玄冬舎HP「低すぎる?中国国家統計局が公表する「ジニ係数」への疑念」金森俊樹著2016.2.29より(https://gentosha-go.com/articles/-/2342

 

貧富の格差の拡大の影響

 2014年8月、米国・ミズーリ州で黒人青年の警察官による射殺事件をきっかけに抗議デモ、暴動や略奪行為が起こり、夜間外出禁止令も出る騒動になっている。この背景にはグローバル経済主義の行き過ぎがもたらす貧富の格差の拡大による貧困層の不満の爆発がある。世界最富裕の国で暴動、夜間外出禁止令である。世も末で、米国も中国を笑えない。その状況に危機感を持った米国民がトランプ氏を大統領に選んだ。

 

合成の誤謬

 「合成の誤謬」とは経済用語で、個々の場合には正しいが、全体となると正しくないことを意味する。グローバル経済主義は、個々の企業には都合が良いが、社会全体には不都合な結果をもたらす。

 大垣市政の個々の政策は、いかにも市民のためであるように見えるが、全体では市民を貧困に陥れる政策なのだ。それを「合成の誤謬」と呼ぶ。だから大垣市は衰退に一途をたどっている。大垣市長とその取り巻きは「豪勢の誤謬」に浸って悦にいっている。

 

大垣市のグローバル経済主義

 大垣駅前商店街の衰退も大垣市ベットタウン化も地価下落も、大垣市政の大型小売店舗優先、大企業優先、弱者切り捨ての政策が影響している。大垣市は、市民のためと誤魔化して役人、大企業を優先して、市民を貧困に誘導する政策に終始している。それは正にグローバル経済主義者の行動そのものである。
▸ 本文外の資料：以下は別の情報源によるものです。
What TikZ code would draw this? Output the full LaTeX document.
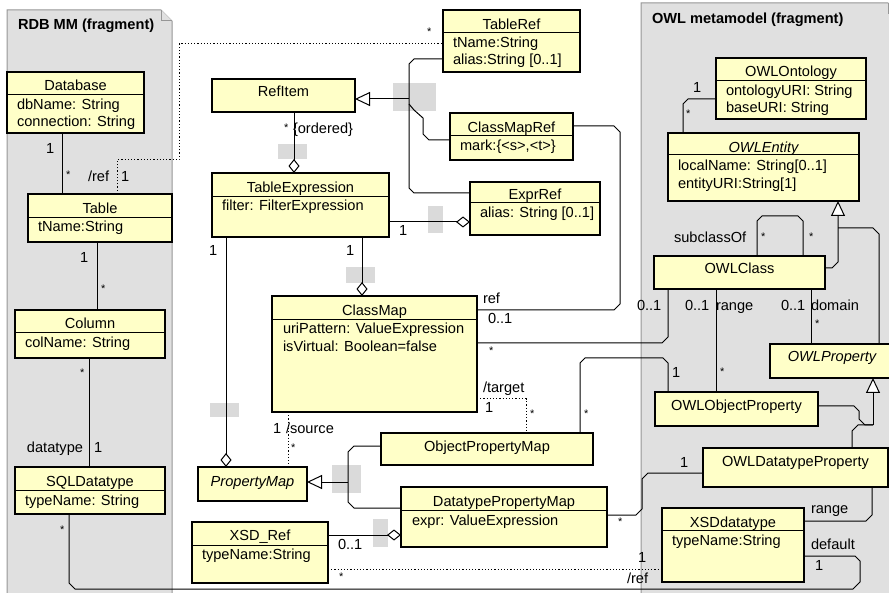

 なにせそれが役人には楽なのだ。大義名分も立つ。仕事を大企業に丸投げすれば、役人は苦労をしなくて済むのだ。事故が起きれば業者に責任を押し付ければよいのだ。ドローン墜落人身事故のように。大垣市民の我々は、大垣市役所の仕事ぶりに監視の眼を向けねば、己の生活が破壊される。